When I made Crazy Heart in 2008, that was the first time I really went back to work after having my first child, and that movie was so intense that I lost touch with some motherly stuff and was just in the world of the movie. Even trying to figure out what was for dinner was tough. My husband, Peter, was going to work in London a lot of the time, and Crazy Heart was the type of movie that you’d shoot in three weeks and be out drinking tequila with the director and Jeff Bridges till three in the morning. We had to make a real relationship together in order for that one to work. Peter said to me, “You go and do whatever you need to do.” But my daughter wasn’t cool with that: she was still going to wake up at 6:30 a.m.

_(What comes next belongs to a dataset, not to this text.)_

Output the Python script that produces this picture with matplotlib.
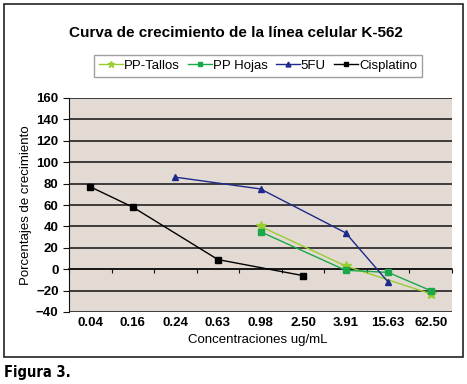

Within the same year, I made Nanny McPhee in London. I went and rehearsed for a week, got married, went on a two-day honeymoon, and we started shooting. It was a long, four-month shoot. I had a 2-year-old, too. But I was and am in love with Emma Thompson, who wrote and starred in the film. I wanted to please her and be friends.
One day, we went over to her house for brunch, and afterward I was going to see Ornette Coleman, who’s a big jazz musician. I wasn’t that into Coleman, but he’s one of my husband’s favorites. Emma was so shocked that I was going out that night on a date with my husband, but Peter really wanted to go. The concert was awesome, and I hadn’t been out that late.
I went to work the next day, and it was a huge day: acting with children, animals, tons of props, and a long scene with lots of talking. I thought it went fine. But at the end of the day, the producer came up to me and said, “Would you like me to get someone to help you with your lines?” I said, “No, I’m OK,” and then went into the makeup trailer and burst into tears. I couldn’t stop crying.
Emma comes in and says, “What’s the matter?” I told her what happened. She said to me, “You’re a new wife, you have a 2-year-old, you’ve been shooting this movie for four months. You’re going to f–k up! It’s OK. And you didn’t know your lines that well today.” That was the first time that I realized that being good at everything at the same time isn’t possible. Hearing Emma, someone who is so incredibly talented and wise, say that really stuck with me. Something has to give, you know? I can’t break down and get horribly defensive when someone is telling me I need a little help. I just try to do my best.
But now that we had another child in April, I don’t know how I’m going to do it. Peter turned to me the other day and said, “How are either of us going to work now?” I have no idea.